__DATASET EXCERPT__:
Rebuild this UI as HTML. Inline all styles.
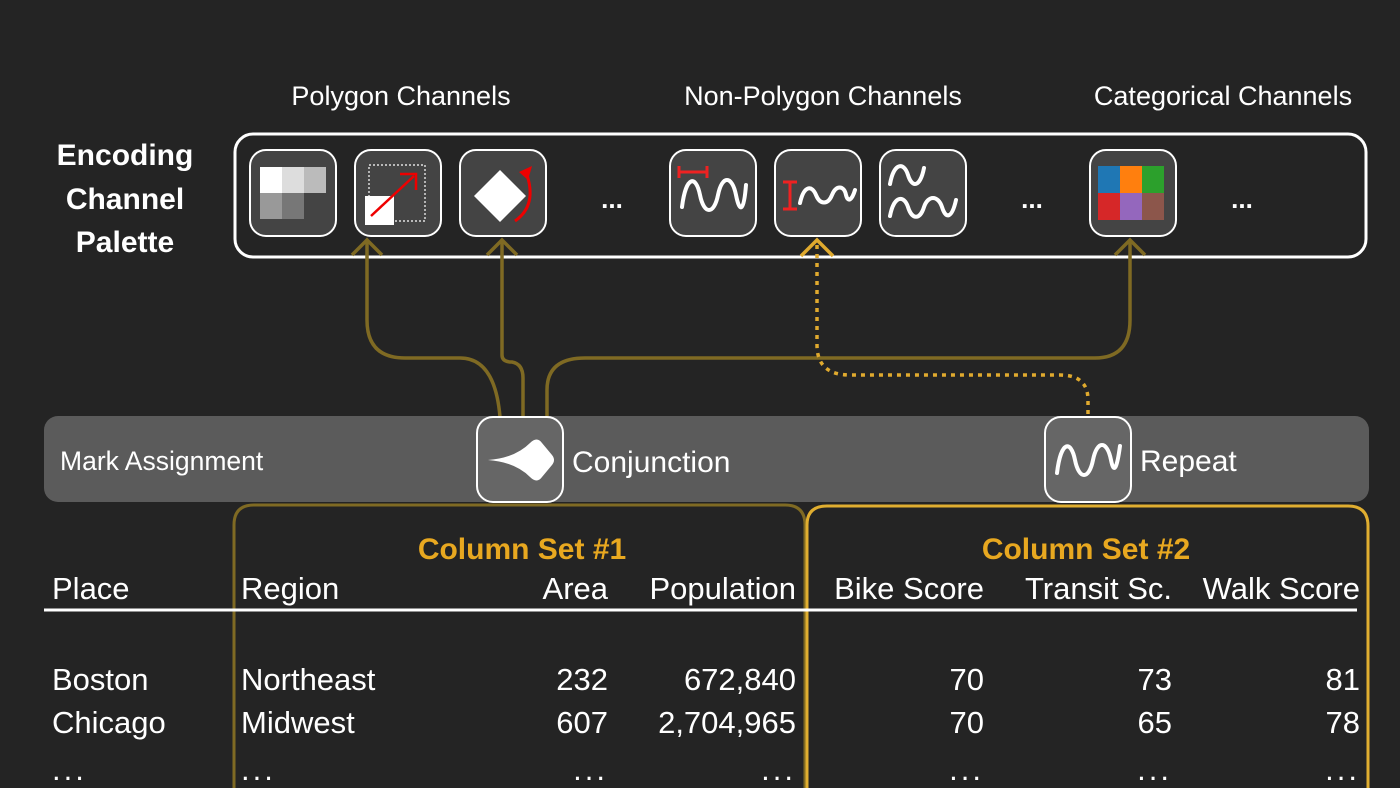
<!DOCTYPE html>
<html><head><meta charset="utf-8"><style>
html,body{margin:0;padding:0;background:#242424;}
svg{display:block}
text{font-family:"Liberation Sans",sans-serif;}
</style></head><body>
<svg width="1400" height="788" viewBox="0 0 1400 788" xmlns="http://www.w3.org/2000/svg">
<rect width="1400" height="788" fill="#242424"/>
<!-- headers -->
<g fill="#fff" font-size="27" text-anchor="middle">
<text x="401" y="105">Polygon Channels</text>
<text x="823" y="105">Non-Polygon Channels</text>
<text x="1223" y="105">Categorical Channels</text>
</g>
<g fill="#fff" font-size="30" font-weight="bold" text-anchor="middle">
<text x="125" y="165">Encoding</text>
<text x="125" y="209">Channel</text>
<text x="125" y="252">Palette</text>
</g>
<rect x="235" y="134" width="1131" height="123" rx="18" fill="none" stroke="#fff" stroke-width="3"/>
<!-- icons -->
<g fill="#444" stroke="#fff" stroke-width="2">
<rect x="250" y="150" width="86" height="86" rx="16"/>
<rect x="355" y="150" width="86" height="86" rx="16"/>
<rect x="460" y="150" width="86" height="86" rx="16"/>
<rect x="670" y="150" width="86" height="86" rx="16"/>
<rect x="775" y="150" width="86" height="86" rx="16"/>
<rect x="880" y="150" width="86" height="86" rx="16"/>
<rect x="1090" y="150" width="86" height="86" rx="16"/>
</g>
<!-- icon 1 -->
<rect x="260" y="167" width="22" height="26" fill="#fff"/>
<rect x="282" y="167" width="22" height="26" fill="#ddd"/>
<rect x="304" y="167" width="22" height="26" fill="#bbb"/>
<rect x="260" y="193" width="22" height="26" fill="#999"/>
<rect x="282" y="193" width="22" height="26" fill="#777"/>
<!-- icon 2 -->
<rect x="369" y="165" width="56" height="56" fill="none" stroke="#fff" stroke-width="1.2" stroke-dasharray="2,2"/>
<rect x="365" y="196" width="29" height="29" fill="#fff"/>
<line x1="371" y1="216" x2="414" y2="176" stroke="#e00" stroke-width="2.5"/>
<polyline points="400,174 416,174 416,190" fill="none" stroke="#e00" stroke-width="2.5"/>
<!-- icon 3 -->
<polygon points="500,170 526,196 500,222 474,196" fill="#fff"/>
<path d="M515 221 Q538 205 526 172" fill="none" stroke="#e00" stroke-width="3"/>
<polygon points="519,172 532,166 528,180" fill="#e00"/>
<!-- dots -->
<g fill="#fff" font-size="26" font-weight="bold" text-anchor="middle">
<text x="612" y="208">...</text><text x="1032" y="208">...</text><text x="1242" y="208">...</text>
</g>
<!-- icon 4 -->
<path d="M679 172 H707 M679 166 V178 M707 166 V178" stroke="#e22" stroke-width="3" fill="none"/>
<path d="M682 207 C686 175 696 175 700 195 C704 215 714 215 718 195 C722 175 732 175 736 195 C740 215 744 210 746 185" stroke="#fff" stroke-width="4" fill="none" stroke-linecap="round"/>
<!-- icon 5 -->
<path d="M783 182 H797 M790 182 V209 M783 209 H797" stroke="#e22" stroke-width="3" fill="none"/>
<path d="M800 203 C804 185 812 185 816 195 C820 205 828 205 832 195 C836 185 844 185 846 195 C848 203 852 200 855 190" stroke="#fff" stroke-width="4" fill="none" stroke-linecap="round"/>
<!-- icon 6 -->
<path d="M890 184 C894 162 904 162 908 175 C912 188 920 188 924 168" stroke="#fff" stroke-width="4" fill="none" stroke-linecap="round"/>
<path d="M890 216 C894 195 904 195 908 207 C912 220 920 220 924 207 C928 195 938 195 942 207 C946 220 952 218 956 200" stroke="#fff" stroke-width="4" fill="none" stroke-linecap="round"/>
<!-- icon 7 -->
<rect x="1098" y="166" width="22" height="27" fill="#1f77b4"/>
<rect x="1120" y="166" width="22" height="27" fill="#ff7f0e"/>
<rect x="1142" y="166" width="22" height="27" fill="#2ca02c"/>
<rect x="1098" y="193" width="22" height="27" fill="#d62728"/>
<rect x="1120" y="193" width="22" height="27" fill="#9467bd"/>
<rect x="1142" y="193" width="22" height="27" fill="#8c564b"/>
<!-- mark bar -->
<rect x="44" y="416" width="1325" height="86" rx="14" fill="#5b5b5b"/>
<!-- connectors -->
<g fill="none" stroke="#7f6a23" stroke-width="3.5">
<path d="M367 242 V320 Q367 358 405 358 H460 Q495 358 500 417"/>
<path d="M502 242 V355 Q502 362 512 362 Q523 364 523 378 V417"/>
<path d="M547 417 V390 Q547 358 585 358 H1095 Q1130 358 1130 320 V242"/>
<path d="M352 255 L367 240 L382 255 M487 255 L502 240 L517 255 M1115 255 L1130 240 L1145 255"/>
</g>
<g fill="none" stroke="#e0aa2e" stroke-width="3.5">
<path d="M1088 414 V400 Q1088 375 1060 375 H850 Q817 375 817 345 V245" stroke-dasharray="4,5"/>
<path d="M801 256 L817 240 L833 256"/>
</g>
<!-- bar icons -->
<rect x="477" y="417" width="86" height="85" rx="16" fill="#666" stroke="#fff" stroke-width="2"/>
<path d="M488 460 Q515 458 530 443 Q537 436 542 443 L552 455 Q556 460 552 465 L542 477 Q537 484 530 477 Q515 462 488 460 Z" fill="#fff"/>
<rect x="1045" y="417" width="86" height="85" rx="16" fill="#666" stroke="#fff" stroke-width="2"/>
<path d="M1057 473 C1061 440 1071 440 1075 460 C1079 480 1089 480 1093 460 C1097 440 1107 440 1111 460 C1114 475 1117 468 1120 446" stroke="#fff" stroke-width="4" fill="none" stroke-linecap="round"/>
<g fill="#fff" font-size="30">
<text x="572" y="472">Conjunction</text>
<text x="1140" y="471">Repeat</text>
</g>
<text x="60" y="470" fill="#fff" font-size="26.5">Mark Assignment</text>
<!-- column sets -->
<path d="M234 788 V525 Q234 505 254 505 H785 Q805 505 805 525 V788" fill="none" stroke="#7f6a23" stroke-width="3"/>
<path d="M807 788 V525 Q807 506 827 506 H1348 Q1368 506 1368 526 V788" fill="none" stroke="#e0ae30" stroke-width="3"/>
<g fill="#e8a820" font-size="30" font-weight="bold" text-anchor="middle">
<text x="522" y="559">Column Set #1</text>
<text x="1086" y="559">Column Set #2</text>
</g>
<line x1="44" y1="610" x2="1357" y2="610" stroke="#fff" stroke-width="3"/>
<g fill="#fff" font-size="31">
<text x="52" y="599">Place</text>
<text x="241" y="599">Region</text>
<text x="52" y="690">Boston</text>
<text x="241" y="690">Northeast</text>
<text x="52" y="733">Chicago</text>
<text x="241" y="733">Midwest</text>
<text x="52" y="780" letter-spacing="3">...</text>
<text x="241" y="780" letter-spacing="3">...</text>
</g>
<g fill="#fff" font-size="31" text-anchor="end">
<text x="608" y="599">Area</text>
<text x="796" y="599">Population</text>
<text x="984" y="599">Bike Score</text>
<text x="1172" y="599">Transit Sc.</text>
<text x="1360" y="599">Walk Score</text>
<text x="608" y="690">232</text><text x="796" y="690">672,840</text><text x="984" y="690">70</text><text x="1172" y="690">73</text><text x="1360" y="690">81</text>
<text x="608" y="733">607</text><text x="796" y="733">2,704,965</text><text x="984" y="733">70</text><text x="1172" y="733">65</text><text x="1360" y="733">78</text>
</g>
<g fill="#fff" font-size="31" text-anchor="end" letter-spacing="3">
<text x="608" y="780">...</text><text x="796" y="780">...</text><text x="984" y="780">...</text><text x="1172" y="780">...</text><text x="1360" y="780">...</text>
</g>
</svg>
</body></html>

__WHAT IS REQUIRED__: Print the full listing exactly, dropping the pictures.

__WRITTEN RESPONSE__:
Rebuild this UI as HTML. Inline all styles.
<!DOCTYPE html>
<html><head><meta charset="utf-8"><style>
html,body{margin:0;padding:0;background:#242424;}
svg{display:block}
text{font-family:"Liberation Sans",sans-serif;}
</style></head><body>
<svg width="1400" height="788" viewBox="0 0 1400 788" xmlns="http://www.w3.org/2000/svg">
<rect width="1400" height="788" fill="#242424"/>
<!-- headers -->
<g fill="#fff" font-size="27" text-anchor="middle">
<text x="401" y="105">Polygon Channels</text>
<text x="823" y="105">Non-Polygon Channels</text>
<text x="1223" y="105">Categorical Channels</text>
</g>
<g fill="#fff" font-size="30" font-weight="bold" text-anchor="middle">
<text x="125" y="165">Encoding</text>
<text x="125" y="209">Channel</text>
<text x="125" y="252">Palette</text>
</g>
<rect x="235" y="134" width="1131" height="123" rx="18" fill="none" stroke="#fff" stroke-width="3"/>
<!-- icons -->
<g fill="#444" stroke="#fff" stroke-width="2">
<rect x="250" y="150" width="86" height="86" rx="16"/>
<rect x="355" y="150" width="86" height="86" rx="16"/>
<rect x="460" y="150" width="86" height="86" rx="16"/>
<rect x="670" y="150" width="86" height="86" rx="16"/>
<rect x="775" y="150" width="86" height="86" rx="16"/>
<rect x="880" y="150" width="86" height="86" rx="16"/>
<rect x="1090" y="150" width="86" height="86" rx="16"/>
</g>
<!-- icon 1 -->
<rect x="260" y="167" width="22" height="26" fill="#fff"/>
<rect x="282" y="167" width="22" height="26" fill="#ddd"/>
<rect x="304" y="167" width="22" height="26" fill="#bbb"/>
<rect x="260" y="193" width="22" height="26" fill="#999"/>
<rect x="282" y="193" width="22" height="26" fill="#777"/>
<!-- icon 2 -->
<rect x="369" y="165" width="56" height="56" fill="none" stroke="#fff" stroke-width="1.2" stroke-dasharray="2,2"/>
<rect x="365" y="196" width="29" height="29" fill="#fff"/>
<line x1="371" y1="216" x2="414" y2="176" stroke="#e00" stroke-width="2.5"/>
<polyline points="400,174 416,174 416,190" fill="none" stroke="#e00" stroke-width="2.5"/>
<!-- icon 3 -->
<polygon points="500,170 526,196 500,222 474,196" fill="#fff"/>
<path d="M515 221 Q538 205 526 172" fill="none" stroke="#e00" stroke-width="3"/>
<polygon points="519,172 532,166 528,180" fill="#e00"/>
<!-- dots -->
<g fill="#fff" font-size="26" font-weight="bold" text-anchor="middle">
<text x="612" y="208">...</text><text x="1032" y="208">...</text><text x="1242" y="208">...</text>
</g>
<!-- icon 4 -->
<path d="M679 172 H707 M679 166 V178 M707 166 V178" stroke="#e22" stroke-width="3" fill="none"/>
<path d="M682 207 C686 175 696 175 700 195 C704 215 714 215 718 195 C722 175 732 175 736 195 C740 215 744 210 746 185" stroke="#fff" stroke-width="4" fill="none" stroke-linecap="round"/>
<!-- icon 5 -->
<path d="M783 182 H797 M790 182 V209 M783 209 H797" stroke="#e22" stroke-width="3" fill="none"/>
<path d="M800 203 C804 185 812 185 816 195 C820 205 828 205 832 195 C836 185 844 185 846 195 C848 203 852 200 855 190" stroke="#fff" stroke-width="4" fill="none" stroke-linecap="round"/>
<!-- icon 6 -->
<path d="M890 184 C894 162 904 162 908 175 C912 188 920 188 924 168" stroke="#fff" stroke-width="4" fill="none" stroke-linecap="round"/>
<path d="M890 216 C894 195 904 195 908 207 C912 220 920 220 924 207 C928 195 938 195 942 207 C946 220 952 218 956 200" stroke="#fff" stroke-width="4" fill="none" stroke-linecap="round"/>
<!-- icon 7 -->
<rect x="1098" y="166" width="22" height="27" fill="#1f77b4"/>
<rect x="1120" y="166" width="22" height="27" fill="#ff7f0e"/>
<rect x="1142" y="166" width="22" height="27" fill="#2ca02c"/>
<rect x="1098" y="193" width="22" height="27" fill="#d62728"/>
<rect x="1120" y="193" width="22" height="27" fill="#9467bd"/>
<rect x="1142" y="193" width="22" height="27" fill="#8c564b"/>
<!-- mark bar -->
<rect x="44" y="416" width="1325" height="86" rx="14" fill="#5b5b5b"/>
<!-- connectors -->
<g fill="none" stroke="#7f6a23" stroke-width="3.5">
<path d="M367 242 V320 Q367 358 405 358 H460 Q495 358 500 417"/>
<path d="M502 242 V355 Q502 362 512 362 Q523 364 523 378 V417"/>
<path d="M547 417 V390 Q547 358 585 358 H1095 Q1130 358 1130 320 V242"/>
<path d="M352 255 L367 240 L382 255 M487 255 L502 240 L517 255 M1115 255 L1130 240 L1145 255"/>
</g>
<g fill="none" stroke="#e0aa2e" stroke-width="3.5">
<path d="M1088 414 V400 Q1088 375 1060 375 H850 Q817 375 817 345 V245" stroke-dasharray="4,5"/>
<path d="M801 256 L817 240 L833 256"/>
</g>
<!-- bar icons -->
<rect x="477" y="417" width="86" height="85" rx="16" fill="#666" stroke="#fff" stroke-width="2"/>
<path d="M488 460 Q515 458 530 443 Q537 436 542 443 L552 455 Q556 460 552 465 L542 477 Q537 484 530 477 Q515 462 488 460 Z" fill="#fff"/>
<rect x="1045" y="417" width="86" height="85" rx="16" fill="#666" stroke="#fff" stroke-width="2"/>
<path d="M1057 473 C1061 440 1071 440 1075 460 C1079 480 1089 480 1093 460 C1097 440 1107 440 1111 460 C1114 475 1117 468 1120 446" stroke="#fff" stroke-width="4" fill="none" stroke-linecap="round"/>
<g fill="#fff" font-size="30">
<text x="572" y="472">Conjunction</text>
<text x="1140" y="471">Repeat</text>
</g>
<text x="60" y="470" fill="#fff" font-size="26.5">Mark Assignment</text>
<!-- column sets -->
<path d="M234 788 V525 Q234 505 254 505 H785 Q805 505 805 525 V788" fill="none" stroke="#7f6a23" stroke-width="3"/>
<path d="M807 788 V525 Q807 506 827 506 H1348 Q1368 506 1368 526 V788" fill="none" stroke="#e0ae30" stroke-width="3"/>
<g fill="#e8a820" font-size="30" font-weight="bold" text-anchor="middle">
<text x="522" y="559">Column Set #1</text>
<text x="1086" y="559">Column Set #2</text>
</g>
<line x1="44" y1="610" x2="1357" y2="610" stroke="#fff" stroke-width="3"/>
<g fill="#fff" font-size="31">
<text x="52" y="599">Place</text>
<text x="241" y="599">Region</text>
<text x="52" y="690">Boston</text>
<text x="241" y="690">Northeast</text>
<text x="52" y="733">Chicago</text>
<text x="241" y="733">Midwest</text>
<text x="52" y="780" letter-spacing="3">...</text>
<text x="241" y="780" letter-spacing="3">...</text>
</g>
<g fill="#fff" font-size="31" text-anchor="end">
<text x="608" y="599">Area</text>
<text x="796" y="599">Population</text>
<text x="984" y="599">Bike Score</text>
<text x="1172" y="599">Transit Sc.</text>
<text x="1360" y="599">Walk Score</text>
<text x="608" y="690">232</text><text x="796" y="690">672,840</text><text x="984" y="690">70</text><text x="1172" y="690">73</text><text x="1360" y="690">81</text>
<text x="608" y="733">607</text><text x="796" y="733">2,704,965</text><text x="984" y="733">70</text><text x="1172" y="733">65</text><text x="1360" y="733">78</text>
</g>
<g fill="#fff" font-size="31" text-anchor="end" letter-spacing="3">
<text x="608" y="780">...</text><text x="796" y="780">...</text><text x="984" y="780">...</text><text x="1172" y="780">...</text><text x="1360" y="780">...</text>
</g>
</svg>
</body></html>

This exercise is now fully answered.